**SET EXERCISE:** Using the records below, report how many lines hold "page", with no extra text.

**DATA RECORDS:**
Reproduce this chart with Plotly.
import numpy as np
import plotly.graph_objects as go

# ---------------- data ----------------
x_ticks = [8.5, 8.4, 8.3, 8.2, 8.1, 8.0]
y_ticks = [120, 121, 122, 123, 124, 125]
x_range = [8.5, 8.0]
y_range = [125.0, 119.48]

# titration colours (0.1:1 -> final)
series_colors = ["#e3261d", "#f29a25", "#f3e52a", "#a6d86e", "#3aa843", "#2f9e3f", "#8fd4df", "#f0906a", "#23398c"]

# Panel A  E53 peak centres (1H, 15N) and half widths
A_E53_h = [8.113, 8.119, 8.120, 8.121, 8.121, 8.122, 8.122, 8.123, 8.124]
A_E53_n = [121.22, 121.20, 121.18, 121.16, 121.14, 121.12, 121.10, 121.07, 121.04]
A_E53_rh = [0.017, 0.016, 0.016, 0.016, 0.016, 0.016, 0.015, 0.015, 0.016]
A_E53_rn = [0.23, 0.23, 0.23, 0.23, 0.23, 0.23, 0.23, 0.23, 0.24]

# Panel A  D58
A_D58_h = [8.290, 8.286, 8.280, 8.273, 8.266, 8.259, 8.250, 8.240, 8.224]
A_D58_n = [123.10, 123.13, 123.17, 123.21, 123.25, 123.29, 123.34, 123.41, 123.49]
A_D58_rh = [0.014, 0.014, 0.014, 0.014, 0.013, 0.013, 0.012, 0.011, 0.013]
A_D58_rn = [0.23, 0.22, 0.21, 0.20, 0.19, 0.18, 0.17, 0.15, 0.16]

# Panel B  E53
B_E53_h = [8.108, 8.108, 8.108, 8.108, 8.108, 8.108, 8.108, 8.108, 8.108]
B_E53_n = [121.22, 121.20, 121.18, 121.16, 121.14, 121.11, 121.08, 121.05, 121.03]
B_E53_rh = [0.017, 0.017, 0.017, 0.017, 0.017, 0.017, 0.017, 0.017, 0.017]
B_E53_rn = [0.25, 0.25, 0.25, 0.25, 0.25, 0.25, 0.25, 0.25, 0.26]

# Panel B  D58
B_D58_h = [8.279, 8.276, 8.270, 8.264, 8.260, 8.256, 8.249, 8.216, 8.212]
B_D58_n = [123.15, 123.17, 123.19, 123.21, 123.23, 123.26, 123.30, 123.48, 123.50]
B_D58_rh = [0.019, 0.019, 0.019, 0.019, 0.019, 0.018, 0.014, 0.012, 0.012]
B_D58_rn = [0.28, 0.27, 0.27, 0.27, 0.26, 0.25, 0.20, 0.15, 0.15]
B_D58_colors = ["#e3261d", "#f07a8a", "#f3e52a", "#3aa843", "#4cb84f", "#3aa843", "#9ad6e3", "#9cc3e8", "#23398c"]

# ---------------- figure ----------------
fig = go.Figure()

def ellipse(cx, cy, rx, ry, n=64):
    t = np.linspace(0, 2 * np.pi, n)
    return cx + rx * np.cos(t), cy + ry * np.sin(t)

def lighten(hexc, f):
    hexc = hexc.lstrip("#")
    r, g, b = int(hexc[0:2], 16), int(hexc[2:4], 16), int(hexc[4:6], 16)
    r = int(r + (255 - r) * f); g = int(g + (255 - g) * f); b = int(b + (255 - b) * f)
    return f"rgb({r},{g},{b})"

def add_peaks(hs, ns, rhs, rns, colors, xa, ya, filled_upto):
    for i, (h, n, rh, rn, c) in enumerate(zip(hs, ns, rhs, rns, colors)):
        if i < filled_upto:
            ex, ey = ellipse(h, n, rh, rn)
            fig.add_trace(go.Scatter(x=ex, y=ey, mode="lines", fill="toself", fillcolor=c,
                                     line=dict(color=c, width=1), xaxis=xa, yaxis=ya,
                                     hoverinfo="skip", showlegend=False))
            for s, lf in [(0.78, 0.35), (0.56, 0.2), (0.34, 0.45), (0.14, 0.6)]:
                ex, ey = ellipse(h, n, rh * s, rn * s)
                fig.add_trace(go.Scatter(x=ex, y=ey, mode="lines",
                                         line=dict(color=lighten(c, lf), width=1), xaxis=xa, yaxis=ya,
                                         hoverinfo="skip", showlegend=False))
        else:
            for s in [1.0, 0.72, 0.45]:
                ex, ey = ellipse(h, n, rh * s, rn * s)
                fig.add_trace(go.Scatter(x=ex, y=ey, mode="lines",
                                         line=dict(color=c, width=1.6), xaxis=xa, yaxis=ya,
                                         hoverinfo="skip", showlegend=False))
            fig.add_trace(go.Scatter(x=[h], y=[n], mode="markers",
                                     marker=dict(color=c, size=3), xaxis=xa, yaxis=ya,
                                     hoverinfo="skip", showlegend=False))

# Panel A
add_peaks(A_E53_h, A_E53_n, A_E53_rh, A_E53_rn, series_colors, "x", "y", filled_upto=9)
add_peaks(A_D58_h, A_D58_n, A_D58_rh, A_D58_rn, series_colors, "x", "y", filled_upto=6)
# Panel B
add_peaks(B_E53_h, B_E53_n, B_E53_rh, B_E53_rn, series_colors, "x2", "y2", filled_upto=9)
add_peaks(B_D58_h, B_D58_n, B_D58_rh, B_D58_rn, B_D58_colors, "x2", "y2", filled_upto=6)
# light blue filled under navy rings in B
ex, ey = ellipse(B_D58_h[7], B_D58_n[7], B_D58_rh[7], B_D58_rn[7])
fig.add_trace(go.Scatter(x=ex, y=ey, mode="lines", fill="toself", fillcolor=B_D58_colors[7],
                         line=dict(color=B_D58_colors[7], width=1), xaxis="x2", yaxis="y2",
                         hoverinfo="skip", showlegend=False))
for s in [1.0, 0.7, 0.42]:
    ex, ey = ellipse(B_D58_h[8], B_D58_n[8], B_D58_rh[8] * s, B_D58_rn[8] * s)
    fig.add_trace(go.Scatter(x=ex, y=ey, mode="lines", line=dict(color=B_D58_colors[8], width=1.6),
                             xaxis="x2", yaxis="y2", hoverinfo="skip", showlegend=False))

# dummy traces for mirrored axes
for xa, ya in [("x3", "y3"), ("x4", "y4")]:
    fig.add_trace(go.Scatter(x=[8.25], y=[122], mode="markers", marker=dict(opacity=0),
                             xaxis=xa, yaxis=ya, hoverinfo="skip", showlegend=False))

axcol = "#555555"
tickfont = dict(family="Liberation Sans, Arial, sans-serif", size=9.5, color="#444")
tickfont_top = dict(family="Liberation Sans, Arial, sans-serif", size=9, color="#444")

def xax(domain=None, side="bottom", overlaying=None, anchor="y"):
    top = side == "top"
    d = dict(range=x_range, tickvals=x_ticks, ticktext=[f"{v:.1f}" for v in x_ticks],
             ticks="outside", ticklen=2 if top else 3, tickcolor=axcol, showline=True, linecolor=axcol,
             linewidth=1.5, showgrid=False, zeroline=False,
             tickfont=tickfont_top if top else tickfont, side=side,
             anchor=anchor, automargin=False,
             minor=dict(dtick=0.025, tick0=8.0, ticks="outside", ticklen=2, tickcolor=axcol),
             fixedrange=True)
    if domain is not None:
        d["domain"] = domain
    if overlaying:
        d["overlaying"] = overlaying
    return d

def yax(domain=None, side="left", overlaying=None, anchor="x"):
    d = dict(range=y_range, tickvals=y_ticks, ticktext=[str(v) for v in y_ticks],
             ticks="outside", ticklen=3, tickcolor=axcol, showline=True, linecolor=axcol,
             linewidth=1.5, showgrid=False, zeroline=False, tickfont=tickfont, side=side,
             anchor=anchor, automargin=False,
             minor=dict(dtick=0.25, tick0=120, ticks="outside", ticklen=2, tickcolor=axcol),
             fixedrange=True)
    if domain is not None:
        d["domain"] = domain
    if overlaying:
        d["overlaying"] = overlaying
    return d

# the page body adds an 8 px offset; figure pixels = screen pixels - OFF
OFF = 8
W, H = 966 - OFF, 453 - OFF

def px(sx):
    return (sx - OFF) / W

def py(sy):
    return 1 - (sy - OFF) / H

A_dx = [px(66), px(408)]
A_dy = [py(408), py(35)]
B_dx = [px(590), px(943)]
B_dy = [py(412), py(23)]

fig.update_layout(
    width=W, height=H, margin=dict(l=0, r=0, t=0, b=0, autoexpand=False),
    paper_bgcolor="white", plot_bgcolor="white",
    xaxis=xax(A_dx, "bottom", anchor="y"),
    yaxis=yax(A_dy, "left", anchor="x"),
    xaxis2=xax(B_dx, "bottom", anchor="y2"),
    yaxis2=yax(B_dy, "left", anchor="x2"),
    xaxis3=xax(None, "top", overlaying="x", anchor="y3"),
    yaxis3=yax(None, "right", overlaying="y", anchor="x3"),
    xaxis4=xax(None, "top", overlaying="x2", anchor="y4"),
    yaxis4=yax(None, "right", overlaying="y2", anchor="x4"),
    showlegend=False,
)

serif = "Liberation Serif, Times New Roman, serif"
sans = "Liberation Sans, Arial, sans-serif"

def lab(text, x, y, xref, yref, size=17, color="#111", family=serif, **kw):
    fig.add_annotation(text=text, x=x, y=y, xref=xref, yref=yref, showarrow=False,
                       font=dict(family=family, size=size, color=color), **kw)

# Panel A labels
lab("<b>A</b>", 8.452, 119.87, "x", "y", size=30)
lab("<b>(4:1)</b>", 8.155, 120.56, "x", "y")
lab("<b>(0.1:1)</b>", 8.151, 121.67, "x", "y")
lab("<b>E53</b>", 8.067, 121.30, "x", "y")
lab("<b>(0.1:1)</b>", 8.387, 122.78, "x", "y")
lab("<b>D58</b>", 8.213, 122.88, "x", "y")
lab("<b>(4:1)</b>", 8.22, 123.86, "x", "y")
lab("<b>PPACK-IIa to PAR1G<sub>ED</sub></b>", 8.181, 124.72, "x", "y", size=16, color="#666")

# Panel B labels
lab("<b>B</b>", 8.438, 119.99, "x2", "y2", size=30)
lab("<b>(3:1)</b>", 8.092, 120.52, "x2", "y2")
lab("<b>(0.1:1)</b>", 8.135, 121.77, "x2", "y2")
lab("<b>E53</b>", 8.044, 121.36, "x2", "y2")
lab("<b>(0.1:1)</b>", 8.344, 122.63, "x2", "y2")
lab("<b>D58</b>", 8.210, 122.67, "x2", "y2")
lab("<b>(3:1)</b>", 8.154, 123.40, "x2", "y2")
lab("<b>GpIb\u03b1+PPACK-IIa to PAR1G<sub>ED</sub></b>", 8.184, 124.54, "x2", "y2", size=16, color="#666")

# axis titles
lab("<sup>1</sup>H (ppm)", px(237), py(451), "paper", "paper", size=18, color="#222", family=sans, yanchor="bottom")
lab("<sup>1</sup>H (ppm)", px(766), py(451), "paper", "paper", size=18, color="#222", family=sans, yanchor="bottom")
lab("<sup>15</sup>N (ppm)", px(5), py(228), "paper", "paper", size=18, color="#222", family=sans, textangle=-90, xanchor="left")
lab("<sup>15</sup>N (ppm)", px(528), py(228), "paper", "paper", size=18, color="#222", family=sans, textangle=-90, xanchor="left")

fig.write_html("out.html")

...

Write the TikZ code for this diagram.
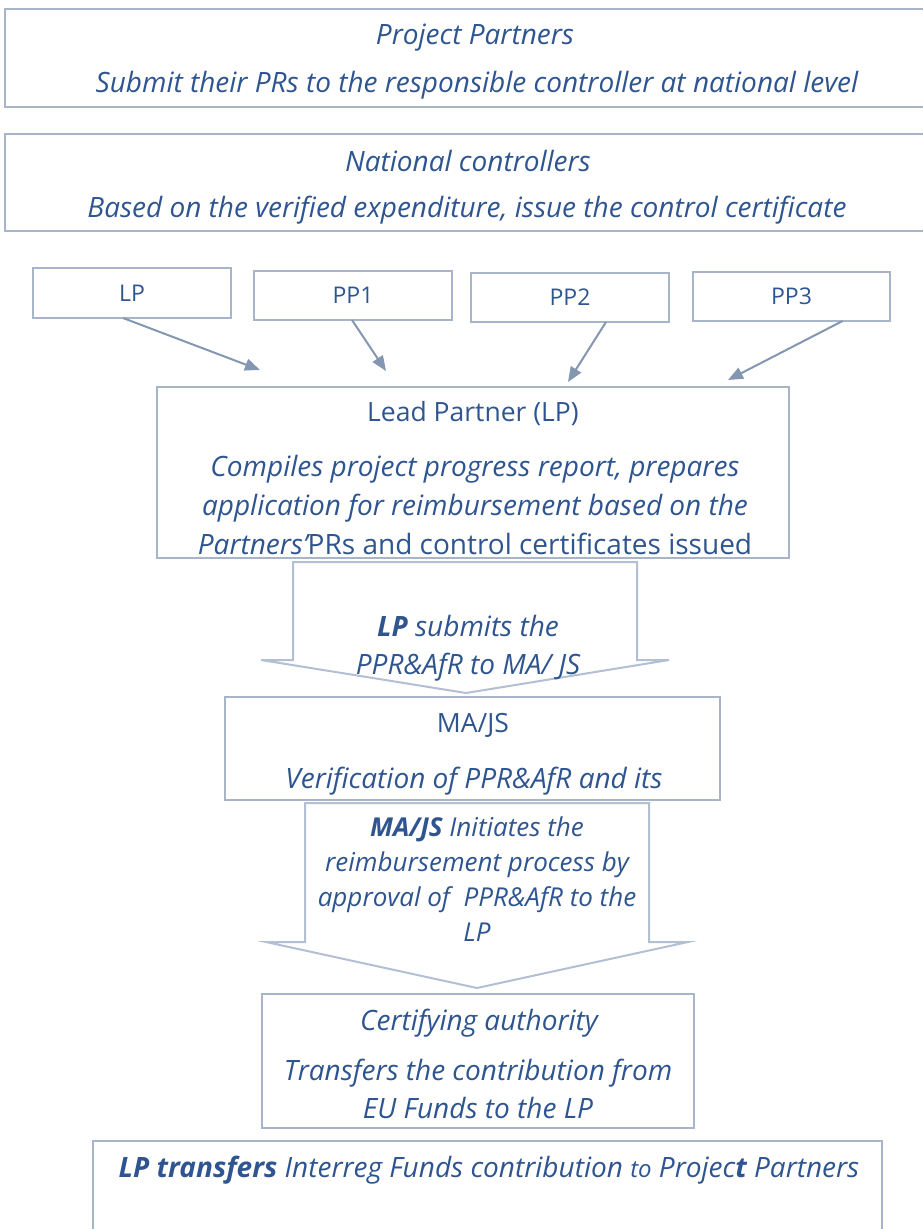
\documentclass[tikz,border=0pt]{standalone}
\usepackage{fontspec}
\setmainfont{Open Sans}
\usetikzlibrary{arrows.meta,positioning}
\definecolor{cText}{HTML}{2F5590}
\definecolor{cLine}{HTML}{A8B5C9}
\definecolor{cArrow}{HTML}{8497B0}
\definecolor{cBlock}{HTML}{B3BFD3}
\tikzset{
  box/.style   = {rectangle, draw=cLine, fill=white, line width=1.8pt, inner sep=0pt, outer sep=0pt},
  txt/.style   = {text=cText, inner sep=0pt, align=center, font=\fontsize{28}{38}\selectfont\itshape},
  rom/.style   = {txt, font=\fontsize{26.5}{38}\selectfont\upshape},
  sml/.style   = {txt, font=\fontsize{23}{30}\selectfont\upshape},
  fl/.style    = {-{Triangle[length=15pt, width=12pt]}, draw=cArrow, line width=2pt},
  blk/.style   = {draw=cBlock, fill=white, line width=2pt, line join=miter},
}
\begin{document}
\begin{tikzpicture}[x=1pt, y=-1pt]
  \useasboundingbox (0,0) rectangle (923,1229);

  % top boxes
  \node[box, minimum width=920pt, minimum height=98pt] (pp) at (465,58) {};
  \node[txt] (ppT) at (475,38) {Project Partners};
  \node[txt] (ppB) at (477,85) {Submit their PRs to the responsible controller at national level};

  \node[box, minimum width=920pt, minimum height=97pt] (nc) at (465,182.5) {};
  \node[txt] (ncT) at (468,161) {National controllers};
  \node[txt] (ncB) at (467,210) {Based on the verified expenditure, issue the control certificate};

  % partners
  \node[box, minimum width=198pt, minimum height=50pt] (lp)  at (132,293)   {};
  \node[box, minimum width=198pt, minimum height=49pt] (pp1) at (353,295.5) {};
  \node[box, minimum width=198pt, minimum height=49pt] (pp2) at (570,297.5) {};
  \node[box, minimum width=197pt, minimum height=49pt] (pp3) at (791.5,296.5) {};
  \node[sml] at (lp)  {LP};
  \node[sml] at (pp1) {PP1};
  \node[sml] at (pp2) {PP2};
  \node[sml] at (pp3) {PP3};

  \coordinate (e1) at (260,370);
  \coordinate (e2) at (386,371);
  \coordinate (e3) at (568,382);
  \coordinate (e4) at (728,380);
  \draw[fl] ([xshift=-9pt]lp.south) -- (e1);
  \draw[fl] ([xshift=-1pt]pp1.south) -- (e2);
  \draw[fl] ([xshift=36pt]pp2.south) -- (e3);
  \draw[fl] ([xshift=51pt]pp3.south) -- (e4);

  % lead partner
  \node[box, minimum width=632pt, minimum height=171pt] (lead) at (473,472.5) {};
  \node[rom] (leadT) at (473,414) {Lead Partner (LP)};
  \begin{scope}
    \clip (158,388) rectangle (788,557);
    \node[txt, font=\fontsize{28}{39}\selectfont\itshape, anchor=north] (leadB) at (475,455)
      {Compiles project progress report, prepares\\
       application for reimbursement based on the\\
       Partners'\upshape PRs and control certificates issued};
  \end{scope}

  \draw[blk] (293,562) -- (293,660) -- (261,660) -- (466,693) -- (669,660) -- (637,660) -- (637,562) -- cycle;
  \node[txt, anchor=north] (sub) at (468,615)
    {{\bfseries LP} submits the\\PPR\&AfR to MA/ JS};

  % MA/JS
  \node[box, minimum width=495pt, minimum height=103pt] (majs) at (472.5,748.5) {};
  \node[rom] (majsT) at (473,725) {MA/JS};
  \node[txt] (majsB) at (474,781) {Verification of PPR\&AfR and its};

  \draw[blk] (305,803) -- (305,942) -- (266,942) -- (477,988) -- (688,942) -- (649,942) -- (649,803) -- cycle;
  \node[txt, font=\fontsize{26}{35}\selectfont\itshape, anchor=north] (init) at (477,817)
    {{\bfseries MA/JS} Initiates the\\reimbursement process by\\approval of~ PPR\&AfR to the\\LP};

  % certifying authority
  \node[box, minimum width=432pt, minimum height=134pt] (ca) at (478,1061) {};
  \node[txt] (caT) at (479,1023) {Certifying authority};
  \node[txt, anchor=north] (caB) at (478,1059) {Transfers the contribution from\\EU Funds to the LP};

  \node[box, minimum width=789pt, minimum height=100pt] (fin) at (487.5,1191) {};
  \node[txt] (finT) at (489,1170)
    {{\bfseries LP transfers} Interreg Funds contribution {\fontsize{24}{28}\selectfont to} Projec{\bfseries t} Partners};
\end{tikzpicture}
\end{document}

==

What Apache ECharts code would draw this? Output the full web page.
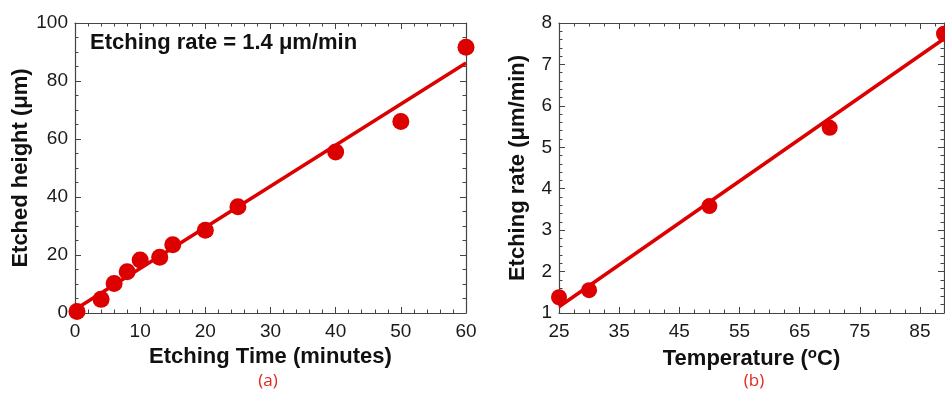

**CORRECT OUTPUT:** 2